Joining the sales team this winter was Wyatt Torosian, a recent University of California-Los Angeles graduate with a degree in political science and international relations.
Dan Andrews Farms consolidates packing
For the first time, Dan Andrews Farms, Bakersfield, Calif., will pack all melons at a single location this summer.
“I’m going to pack my watermelons at my own facility, rather than outsource them to another location,” owner Danny Andrews said.
In March the grower was building a watermelon packing line in an existing 10,000-square-foot facility. The line is expected to start operations June 20.
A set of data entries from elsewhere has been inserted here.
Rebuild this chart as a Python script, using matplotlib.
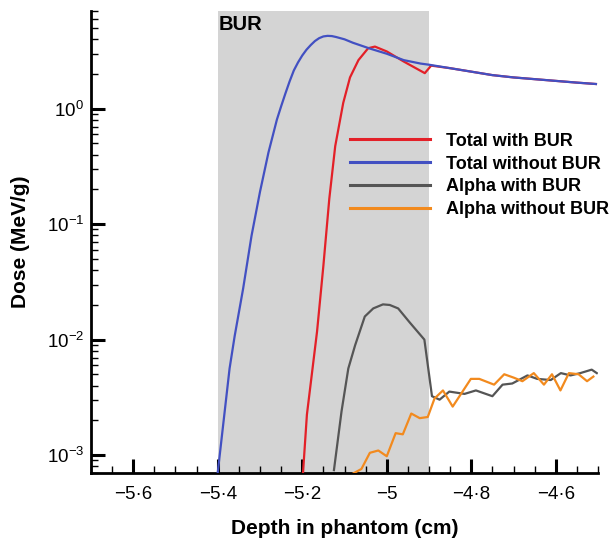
import numpy as np
import matplotlib
matplotlib.use("Agg")
import matplotlib.pyplot as plt
from matplotlib.ticker import FixedLocator, FuncFormatter, LogLocator, NullFormatter

plt.rcParams['font.family'] = ['Liberation Sans', 'DejaVu Sans']
plt.rcParams['mathtext.fontset'] = 'custom'
plt.rcParams['mathtext.rm'] = 'Liberation Sans'

# Total dose without BUR (depth in cm, log10 of dose in MeV/g)
depth_total_wo = [-5.40, -5.372, -5.36, -5.34, -5.32, -5.30, -5.28, -5.26, -5.25, -5.24,
                  -5.23, -5.22, -5.21, -5.20, -5.19, -5.18, -5.17, -5.16, -5.15, -5.14,
                  -5.13, -5.12, -5.11, -5.10, -5.08, -5.06, -5.04, -5.00, -4.96, -4.92,
                  -4.90, -4.85, -4.80, -4.75, -4.70, -4.65, -4.60, -4.55, -4.505]
logdose_total_wo = [-3.15, -2.25, -1.97, -1.56, -1.10, -0.72, -0.38, -0.095, 0.02, 0.13,
                    0.235, 0.33, 0.40, 0.46, 0.51, 0.55, 0.585, 0.61, 0.625, 0.63,
                    0.628, 0.62, 0.61, 0.60, 0.57, 0.545, 0.52, 0.475, 0.42, 0.39,
                    0.38, 0.35, 0.32, 0.29, 0.27, 0.255, 0.24, 0.225, 0.213]

# Total dose with BUR
depth_total_w = [-5.20, -5.189, -5.165, -5.15, -5.136, -5.122, -5.103, -5.087, -5.067, -5.044,
                 -5.028, -5.00, -4.96, -4.91, -4.895, -4.85, -4.80, -4.75, -4.70, -4.65,
                 -4.60, -4.55, -4.505]
logdose_total_w = [-3.25, -2.65, -1.93, -1.36, -0.78, -0.325, 0.05, 0.27, 0.42, 0.523,
                   0.537, 0.495, 0.408, 0.307, 0.372, 0.35, 0.32, 0.29, 0.27, 0.255,
                   0.24, 0.225, 0.213]

# Alpha dose with BUR
depth_alpha_w = [-5.125, -5.107, -5.091, -5.075, -5.052, -5.032, -5.009, -4.993, -4.973, -4.946,
                 -4.911, -4.893, -4.875, -4.852, -4.816, -4.789, -4.75, -4.726, -4.703, -4.667,
                 -4.644, -4.612, -4.588, -4.565, -4.542, -4.515, -4.503]
logdose_alpha_w = [-3.13, -2.62, -2.25, -2.05, -1.80, -1.73, -1.695, -1.70, -1.73, -1.85,
                   -2.00, -2.49, -2.52, -2.45, -2.47, -2.44, -2.49, -2.39, -2.38, -2.31,
                   -2.34, -2.35, -2.29, -2.31, -2.29, -2.26, -2.29]

# Alpha dose without BUR
depth_alpha_wo = [-5.08, -5.06, -5.04, -5.02, -5.00, -4.979, -4.962, -4.942, -4.922, -4.903,
                  -4.887, -4.867, -4.844, -4.801, -4.781, -4.746, -4.722, -4.699, -4.679, -4.652,
                  -4.628, -4.609, -4.589, -4.569, -4.546, -4.526, -4.511]
logdose_alpha_wo = [-3.16, -3.12, -2.98, -2.96, -3.01, -2.81, -2.82, -2.64, -2.68, -2.67,
                    -2.51, -2.44, -2.58, -2.34, -2.34, -2.39, -2.30, -2.33, -2.36, -2.29,
                    -2.39, -2.30, -2.44, -2.29, -2.30, -2.36, -2.32]

bur_region = (-5.4, -4.9)
x_ticks = [-5.6, -5.4, -5.2, -5.0, -4.8, -4.6]

fig = plt.figure(figsize=(6.09, 5.42), dpi=100)
ax = fig.add_axes([0.1494, 0.1273, 0.8326, 0.8524])

ax.axvspan(*bur_region, color='#d4d4d4', lw=0, zorder=0)
ax.text(bur_region[0] + 0.001, 5.3, 'BUR', fontsize=14.5, fontweight='bold',
        ha='left', va='center', zorder=5)

lw = 1.6
ax.plot(depth_total_w, 10 ** np.array(logdose_total_w), color='#e32028', lw=lw,
        label='Total with BUR', zorder=3)
ax.plot(depth_total_wo, 10 ** np.array(logdose_total_wo), color='#4250c2', lw=lw,
        label='Total without BUR', zorder=4)
ax.plot(depth_alpha_w, 10 ** np.array(logdose_alpha_w), color='#555555', lw=lw,
        label='Alpha with BUR', zorder=3)
ax.plot(depth_alpha_wo, 10 ** np.array(logdose_alpha_wo), color='#f28a1e', lw=lw,
        label='Alpha without BUR', zorder=3)

ax.set_yscale('log')
ax.set_xlim(-5.7, -4.5)
ax.set_ylim(7.0e-4, 7.0)

for side in ('top', 'right'):
    ax.spines[side].set_visible(False)
for side in ('left', 'bottom'):
    ax.spines[side].set_linewidth(2.0)

ax.xaxis.set_major_locator(FixedLocator(x_ticks))
ax.xaxis.set_minor_locator(FixedLocator(np.arange(-5.7, -4.49, 0.05)))


def fmt_depth(v, pos):
    s = f'{v:.1f}'.rstrip('0').rstrip('.')
    return s.replace('-', '\u2212').replace('.', '\u00b7')


ax.xaxis.set_major_formatter(FuncFormatter(fmt_depth))
ax.yaxis.set_major_locator(LogLocator(base=10, numticks=10))
ax.yaxis.set_minor_locator(LogLocator(base=10, subs=np.arange(2, 10), numticks=20))
ax.yaxis.set_minor_formatter(NullFormatter())

ax.tick_params(which='major', direction='in', length=10, width=2.2, labelsize=13.5)
ax.tick_params(axis='x', which='major', pad=9)
ax.tick_params(axis='y', which='major', pad=5)
ax.tick_params(which='minor', direction='in', length=5, width=1.0)

ax.set_xlabel('Depth in phantom (cm)', fontsize=15, fontweight='bold', labelpad=12)
ax.set_ylabel('Dose (MeV/g)', fontsize=15, fontweight='bold', labelpad=12)

leg = ax.legend(loc='upper left', bbox_to_anchor=(0.497, 0.752), frameon=False,
                fontsize=13, handlelength=4.4, handletextpad=0.9,
                labelspacing=0.32, borderaxespad=0)
for t in leg.get_texts():
    t.set_fontweight('bold')
for h in leg.get_lines():
    h.set_linewidth(2.2)

fig.savefig('out.png', dpi=100)
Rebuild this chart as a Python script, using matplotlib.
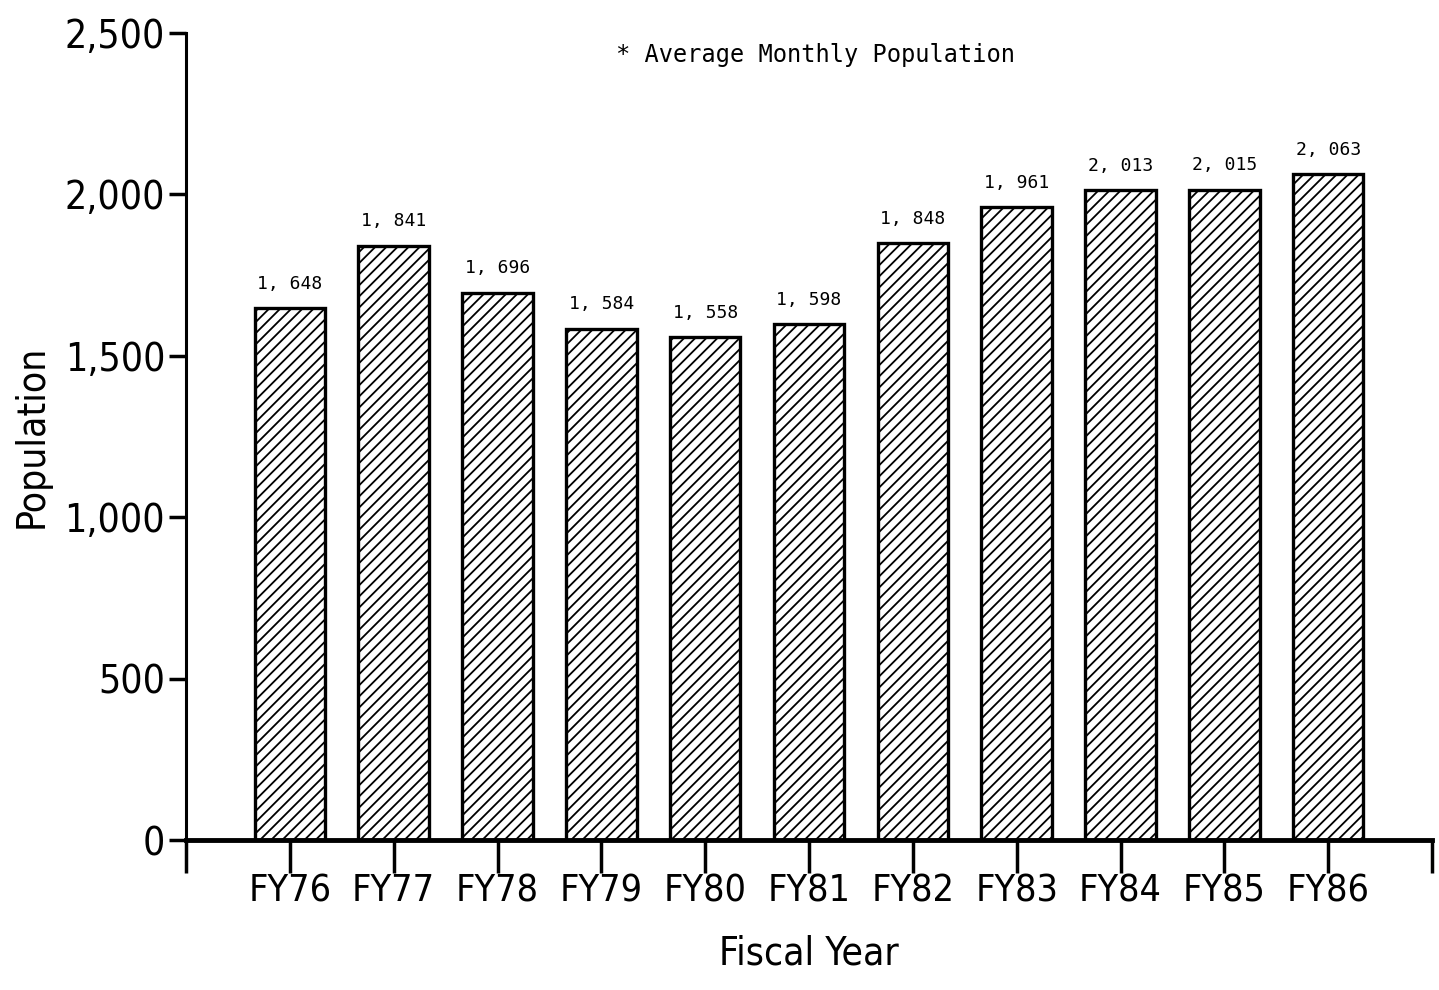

Flavor Tree builds Cherry Bomb program
The Flavor Tree Fruit Co. LLC, Hanford, Calif., plans to expand its Cherry Bomb program this season, said Mo Cameron, sales manager.
The stemless sequoia variety cherries are packed in 1-pound clamshells. Last year, the firm test-marketed the concept.
“We were kind of testing to see what kind of reaction we’d get from the trade with stemless cherries,” Cameron said. “They just happen to be stemless cherries. The selling point is they’re very high in brix, very dark in color and very crunchy.”
Giumarra Bros. beefs up sales desk
Giumarra Bros. Fruit Co. Inc., Reedley, Calif., has added to its sales department.
Jeannine Martin takes over as director of sales, said John Thiesen, division manager.
Martin has worked in the produce industry since 1977, most recently as a saleswoman with for Patch Sales LLC, Dinuba, Calif.
Bob Faulkner has joined the company’s sales staff in Reedley. Previously he was director of sales at Double D Farms, a Coalinga, Calif., grower-shipper of organic fruits and vegetables.
Glen Tomkiewicz was named special projects manager addressing sales, marketing, exports and import issues at The Giumarra Cos. in Vernon, Calif.
Kingsburg plans bags for three labels
Kingsburg Orchards Inc., Kingsburg, Calif., plans to roll out display-ready bags for its Dinosaur Brand, Flavor Farmer and Flying Saucer labels this season, said Dan Spain, vice president of sales and marketing.
The grower-shipper test-marketed the bags last year for pluots, plums, peaches and nectarines to rave reviews.
“It’s kind of like the Cuties, but not much had been done in stone fruit,” Spain said. “Retailers were very happy.”
In fact, the response was so good that Kingsburg Orchards invested in three bagging machines for this season.